The film opens in a saloon called the "Big Horn". An old Indian staggers in but the bartender refuses to serve him. A "bad guy" walks in and orders a drink, and tries to give it to the Indian, but an Indian girl knocks away the glass. The bad guy threatens her but the "good guy" steps in to protect her, then runs the bad guy out of the saloon.

Next, an Englishman and his friends come in for a drink. Some bad guy cowboys ride into the saloon on their horses and start firing their gun. Several fire at the feet of the Englishman to make him "dance" (a similar scene takes place in The Great Train Robbery). The next scene shows the Englishman and his friends coming out of a stagecoach; one of the friends is pushed to the ground and flogged with a saddle. Then there is a scene of a cowboy performing lasso tricks and playfully roping first the Englishman, then a woman on horseback.

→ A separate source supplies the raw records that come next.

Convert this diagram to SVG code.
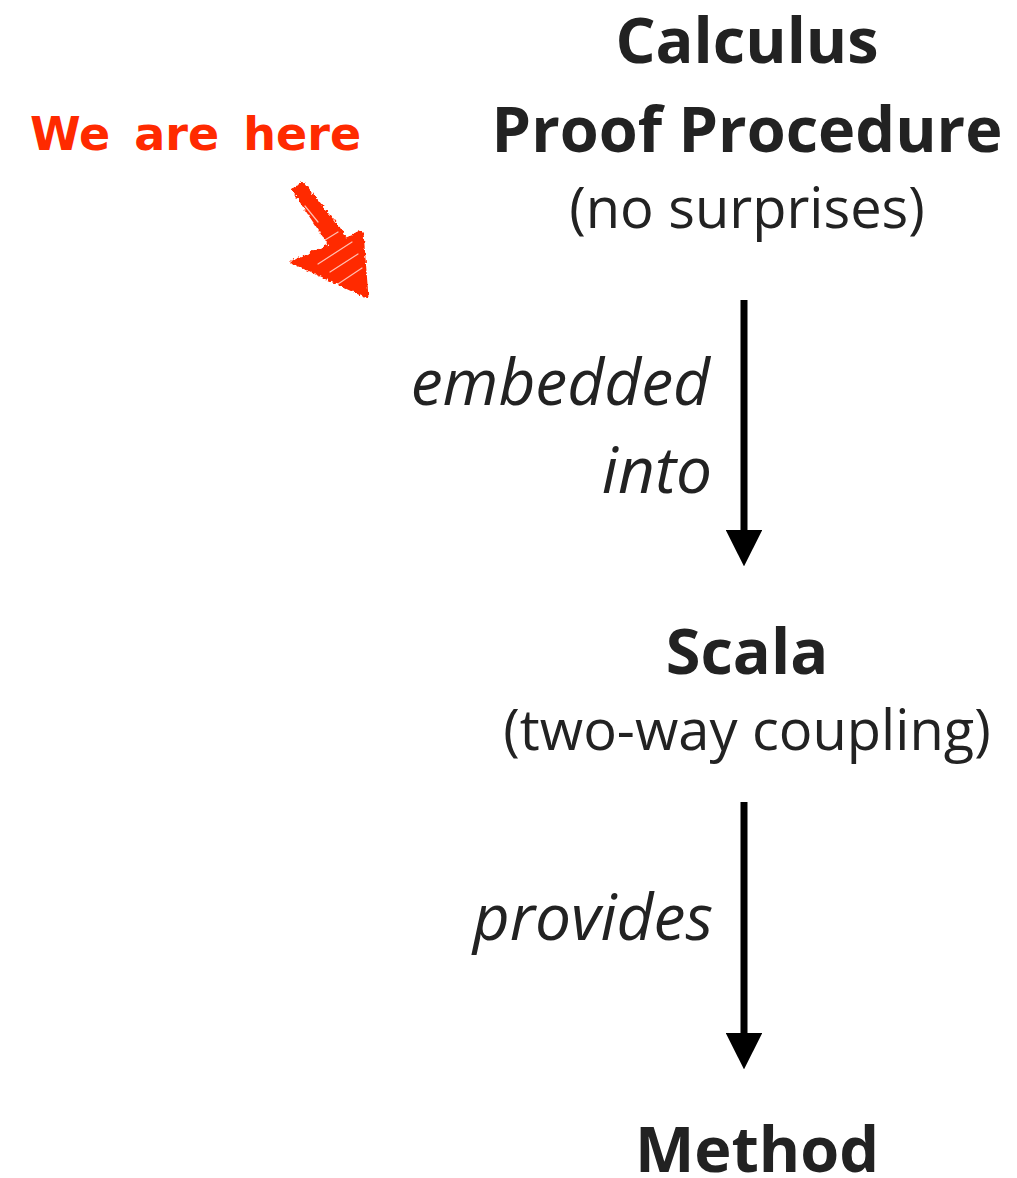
<svg xmlns="http://www.w3.org/2000/svg" width="1017" height="1178" viewBox="0 0 1017 1178">
  <style>
    .title { font-family: "Open Sans", "Noto Sans", sans-serif; font-weight: 700; font-size: 63px; fill: #222222; text-anchor: middle; }
    .sub { font-family: "Open Sans", "Noto Sans", sans-serif; font-weight: 400; font-size: 56px; fill: #222222; text-anchor: middle; }
    .edge-label { font-family: "Open Sans", "Noto Sans", sans-serif; font-style: italic; font-size: 64px; fill: #222222; text-anchor: end; }
    .edge { stroke: #000000; stroke-width: 7; fill: none; }
    .note { font-family: "DejaVu Sans", sans-serif; font-weight: 700; font-size: 46px; fill: #ff2a00; word-spacing: 8px; }
    .scratch { stroke: #ffffff; stroke-width: 1.2; stroke-linecap: round; opacity: 0.7; fill: none; }
  </style>
  <defs>
    <marker id="head" viewBox="0 0 10 10" refX="0" refY="5" markerWidth="5.2" markerHeight="5.2" markerUnits="strokeWidth" orient="auto">
      <path d="M0,0 L10,5 L0,10 z" fill="#000000"/>
    </marker>
    <filter id="rough" x="-20%" y="-20%" width="140%" height="140%">
      <feTurbulence type="fractalNoise" baseFrequency="0.3" numOctaves="2" seed="3" result="n"/>
      <feDisplacementMap in="SourceGraphic" in2="n" scale="5" xChannelSelector="R" yChannelSelector="G"/>
    </filter>
  </defs>

  <g id="node-calculus">
    <text class="title" x="747" y="63">Calculus</text>
    <text class="title" x="747" y="152">Proof Procedure</text>
    <text class="sub" x="747" y="228">(no surprises)</text>
  </g>

  <g id="node-scala">
    <text class="title" x="747" y="674">Scala</text>
    <text class="sub" x="747" y="750">(two-way coupling)</text>
  </g>

  <g id="node-method">
    <text class="title" x="757" y="1172">Method</text>
  </g>

  <g id="connectors">
    <line class="edge" x1="744" y1="300" x2="744" y2="530" marker-end="url(#head)"/>
    <text class="edge-label" x="710" y="405">embedded</text>
    <text class="edge-label" x="712" y="493">into</text>
    <line class="edge" x1="744" y1="802" x2="744" y2="1033" marker-end="url(#head)"/>
    <text class="edge-label" x="713" y="940">provides</text>
  </g>

  <g id="annotation">
    <text class="note" x="30" y="150">We are here</text>
    <!-- crayon-style pointer: shaft and head -->
    <g filter="url(#rough)" fill="#ff2a00" stroke="#ff2a00" stroke-linejoin="round">
      <path d="M294,190 L303,184 L344,236 L330,244 z" stroke-width="4"/>
      <path d="M292,262 L362,232 L367,297 z" stroke-width="3"/>
    </g>
    <g class="scratch">
      <path d="M312,248 L338,232"/>
      <path d="M318,264 L352,242"/>
      <path d="M330,272 L358,254"/>
      <path d="M338,284 L362,268"/>
      <path d="M305,206 L318,222"/>
    </g>
  </g>
</svg>
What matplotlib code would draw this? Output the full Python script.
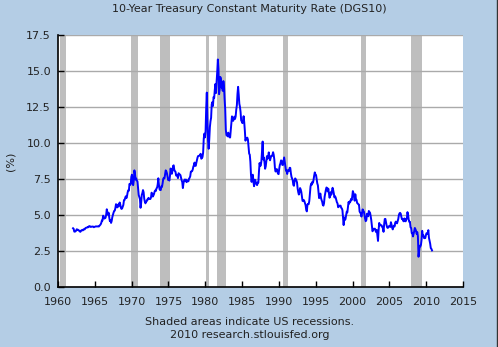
import numpy as np
import pandas as pd
import matplotlib
matplotlib.use("Agg")
import matplotlib.pyplot as plt
from matplotlib.lines import Line2D

# Monthly 10-year treasury yield (%), one row per year, Jan..Dec
years = list(range(1962, 2011))
rates = [
    [4.08, 4.04, 3.85, 3.84, 3.87, 3.91, 4.01, 3.98, 3.98, 3.93, 3.92, 3.86],  # 1962
    [3.83, 3.92, 3.93, 3.97, 3.93, 3.99, 4.02, 4.00, 4.08, 4.11, 4.12, 4.13],
    [4.17, 4.15, 4.22, 4.23, 4.20, 4.17, 4.19, 4.19, 4.20, 4.19, 4.15, 4.18],
    [4.19, 4.21, 4.21, 4.20, 4.21, 4.21, 4.20, 4.25, 4.29, 4.35, 4.45, 4.62],
    [4.61, 4.95, 4.87, 4.75, 4.78, 4.81, 5.02, 5.40, 5.18, 5.01, 5.16, 4.84],  # 1966
    [4.58, 4.63, 4.45, 4.59, 4.85, 5.02, 5.16, 5.28, 5.30, 5.48, 5.75, 5.70],
    [5.53, 5.56, 5.74, 5.64, 5.87, 5.72, 5.50, 5.42, 5.46, 5.58, 5.70, 6.03],
    [6.04, 6.19, 6.30, 6.17, 6.32, 6.57, 6.72, 6.69, 7.16, 7.10, 7.14, 7.65],
    [7.80, 7.24, 7.07, 7.39, 8.10, 7.84, 7.46, 7.53, 7.39, 7.33, 6.84, 6.39],  # 1970
    [6.24, 6.11, 5.50, 5.83, 6.39, 6.52, 6.73, 6.58, 6.14, 5.93, 5.81, 5.93],
    [5.95, 6.08, 6.07, 6.19, 6.13, 6.11, 6.11, 6.21, 6.55, 6.48, 6.28, 6.36],
    [6.46, 6.64, 6.71, 6.67, 6.85, 6.90, 7.13, 7.55, 7.09, 6.79, 6.73, 6.74],
    [6.99, 6.96, 7.21, 7.51, 7.58, 7.54, 7.81, 8.10, 8.04, 7.90, 7.68, 7.43],
    [7.50, 7.39, 7.73, 8.23, 8.06, 7.86, 8.06, 8.40, 8.45, 8.14, 8.05, 8.00],  # 1975
    [7.74, 7.79, 7.73, 7.56, 7.90, 7.86, 7.83, 7.77, 7.59, 7.41, 7.29, 6.87],
    [7.21, 7.39, 7.46, 7.37, 7.46, 7.28, 7.33, 7.40, 7.34, 7.52, 7.58, 7.69],
    [8.01, 8.03, 8.04, 8.15, 8.35, 8.46, 8.64, 8.41, 8.42, 8.64, 8.81, 9.01],
    [9.10, 9.10, 9.12, 9.18, 9.25, 8.91, 8.95, 9.03, 9.33, 10.30, 10.65, 10.39],
    [10.80, 12.41, 13.50, 11.47, 10.18, 9.60, 10.25, 11.10, 11.51, 11.75, 12.68, 12.84],  # 1980
    [12.57, 13.19, 13.12, 13.68, 14.10, 13.47, 14.28, 14.94, 15.80, 15.15, 13.39, 13.72],
    [14.59, 14.43, 13.86, 13.87, 13.62, 14.30, 13.95, 13.06, 12.34, 10.91, 10.55, 10.54],
    [10.46, 10.72, 10.51, 10.40, 10.38, 10.85, 11.38, 11.85, 11.65, 11.54, 11.69, 11.83],
    [11.67, 11.84, 12.32, 12.63, 13.41, 13.90, 13.36, 12.72, 12.52, 12.16, 11.57, 11.50],
    [11.38, 11.51, 11.86, 11.43, 10.85, 10.16, 10.31, 10.33, 10.37, 10.24, 9.78, 9.26],  # 1985
    [9.19, 8.70, 7.78, 7.30, 7.71, 7.80, 7.30, 7.00, 7.45, 7.43, 7.25, 7.11],
    [7.08, 7.25, 7.25, 8.02, 8.61, 8.40, 8.45, 8.76, 9.42, 10.10, 8.86, 8.99],
    [8.67, 8.21, 8.37, 8.72, 9.09, 8.92, 9.06, 9.35, 8.98, 8.80, 8.96, 9.11],
    [9.09, 9.17, 9.36, 9.18, 8.86, 8.28, 8.02, 8.11, 8.19, 8.01, 7.87, 7.84],
    [8.21, 8.47, 8.59, 8.79, 8.76, 8.48, 8.47, 8.75, 9.00, 8.72, 8.39, 8.08],  # 1990
    [8.09, 7.85, 8.11, 8.04, 8.07, 8.28, 8.27, 7.90, 7.65, 7.53, 7.42, 7.09],
    [7.03, 7.34, 7.54, 7.48, 7.39, 7.26, 6.84, 6.59, 6.42, 6.59, 6.87, 6.77],
    [6.60, 6.26, 5.98, 5.97, 6.04, 5.96, 5.81, 5.68, 5.36, 5.25, 5.72, 5.77],
    [5.75, 5.97, 6.48, 6.97, 7.18, 7.10, 7.30, 7.24, 7.46, 7.74, 7.96, 7.81],
    [7.78, 7.47, 7.20, 7.06, 6.63, 6.17, 6.28, 6.49, 6.20, 6.04, 5.93, 5.71],  # 1995
    [5.65, 5.81, 6.27, 6.51, 6.74, 6.91, 6.87, 6.64, 6.83, 6.53, 6.20, 6.30],
    [6.58, 6.42, 6.69, 6.89, 6.71, 6.49, 6.22, 6.30, 6.21, 6.03, 5.88, 5.81],
    [5.54, 5.57, 5.65, 5.64, 5.65, 5.50, 5.46, 5.34, 4.81, 4.30, 4.83, 4.65],
    [4.72, 5.00, 5.23, 5.18, 5.54, 5.90, 5.79, 5.94, 5.92, 6.11, 6.03, 6.28],
    [6.66, 6.52, 6.26, 5.99, 6.44, 6.10, 6.05, 5.83, 5.80, 5.74, 5.72, 5.24],  # 2000
    [5.16, 5.10, 4.89, 5.14, 5.39, 5.28, 5.24, 4.97, 4.73, 4.57, 4.65, 5.09],
    [5.04, 4.91, 5.28, 5.21, 5.16, 4.93, 4.65, 4.26, 3.87, 3.94, 4.05, 4.03],
    [4.05, 3.90, 3.81, 3.96, 3.57, 3.20, 3.98, 4.45, 4.27, 4.29, 4.30, 4.27],
    [4.15, 4.08, 3.83, 4.35, 4.72, 4.73, 4.50, 4.28, 4.13, 4.10, 4.19, 4.23],
    [4.22, 4.17, 4.50, 4.34, 4.14, 4.00, 4.18, 4.26, 4.20, 4.46, 4.54, 4.47],  # 2005
    [4.42, 4.57, 4.72, 4.99, 5.11, 5.15, 5.09, 4.88, 4.72, 4.73, 4.60, 4.56],
    [4.76, 4.72, 4.56, 4.69, 4.75, 5.20, 5.00, 4.67, 4.52, 4.53, 4.15, 4.10],
    [3.74, 3.74, 3.51, 3.68, 3.88, 4.10, 4.01, 3.89, 3.69, 3.81, 3.53, 2.10],
    [2.52, 2.87, 2.82, 2.93, 3.29, 3.90, 3.56, 3.59, 3.40, 3.39, 3.40, 3.59],
    [3.73, 3.69, 3.73, 3.95, 3.42, 3.20, 3.01, 2.70, 2.65, 2.54, None, None],  # 2010
]

# US recessions (start, end) in decimal years
recessions = [
    (1960.29, 1961.13), (1969.92, 1970.88), (1973.88, 1975.21),
    (1980.04, 1980.54), (1981.54, 1982.88), (1990.54, 1991.21),
    (2001.21, 2001.88), (2007.96, 2009.46),
]

bg = "#b4cde5"

# flatten into a monthly series
t, y = [], []
for yr, row in zip(years, rates):
    for m, v in enumerate(row):
        if v is not None:
            t.append(yr + (m + 0.5) / 12)
            y.append(v)
series = pd.Series(y, index=t)

fig = plt.figure(figsize=(4.98, 3.47), dpi=100, facecolor=bg)
ax = fig.add_axes([58 / 498, 1 - 287 / 347, 405 / 498, 252 / 347])

ax.set_xlim(1960, 2015)
ax.set_ylim(0, 17.5)
ax.set_yticks(np.arange(0, 17.6, 2.5))
ax.set_yticklabels([f"{v:.1f}" for v in np.arange(0, 17.6, 2.5)])
ax.set_xticks(range(1960, 2016, 5))

ax.grid(axis="y", color="#aaaaaa", linewidth=1.0, zorder=0)
for a, b in recessions:
    ax.axvspan(a, b, color="#bebebe", linewidth=0, zorder=1)
ax.plot(series.index, series.values, color="#0000ff", linewidth=1.4, zorder=3)

for s in ["top", "right"]:
    ax.spines[s].set_visible(False)
for s in ["left", "bottom"]:
    ax.spines[s].set_linewidth(1.2)
    ax.spines[s].set_zorder(4)

ax.tick_params(direction="in", length=4, width=1, labelsize=8, color="black",
               labelcolor="#222222")
ax.tick_params(axis="x", pad=7)
ax.tick_params(axis="y", pad=5)
ax.set_ylabel("(%)", fontsize=8, color="#222222", labelpad=8)

fig.text(0.5, 1 - 9 / 347, "10-Year Treasury Constant Maturity Rate (DGS10)",
         ha="center", va="center", fontsize=8, color="#222222")
fig.text(250 / 498, 1 - 322 / 347, "Shaded areas indicate US recessions.",
         ha="center", va="center", fontsize=8, color="#222222")
fig.text(250 / 498, 1 - 335 / 347, "2010 research.stlouisfed.org",
         ha="center", va="center", fontsize=8, color="#222222")

# dark edge on the right side of the frame
fig.add_artist(Line2D([0.998, 0.998], [0, 1], transform=fig.transFigure,
                      color="#333333", linewidth=1))

fig.savefig("out.png", dpi=100, facecolor=bg)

The party, having finished their visit, re-enters the stagecoach and rides away. One of the bad guys sees them leave, then rounds up some Indians to chase the stagecoach. They catch up to the stagecoach and capture a pretty girl passenger. The stage driver escapes and goes to find the good guy. When the good guy finds out what happened, he rounds up a posse and goes off to save the girl. The posse gives chase to the Indians, killing several in the process, and the girl is rescued. The last scene shows the good guy and the girl sitting arm-in-arm. The bad guy sneaks up on him and tries to kill him, but the Indian girl from the first scene shoots the bad guy first, then kneels down at the feet of the good guy, in gratitude for saving her.

==Analysis==
The film's duration is 17 minutes, which was long for the time. Porter considered it "the first Western". Today, The Great Train Robbery is widely accepted as the first Western, but at the time it was made, The Great Train Robbery (which Porter also directed) was considered a "crime film" rather than a Western.

Life of a Cowboy contains many Western "tropes" such as lassoing, chases on horseback, robbery of a stagecoach, kidnapping and rescuing of "the girl", shooting at the feet to make a person "dance", white hats for good guys and black hats for bad guys, and Indians as villains. The film suffers from a confusing plot line, exacerbated by the lack of intertitles.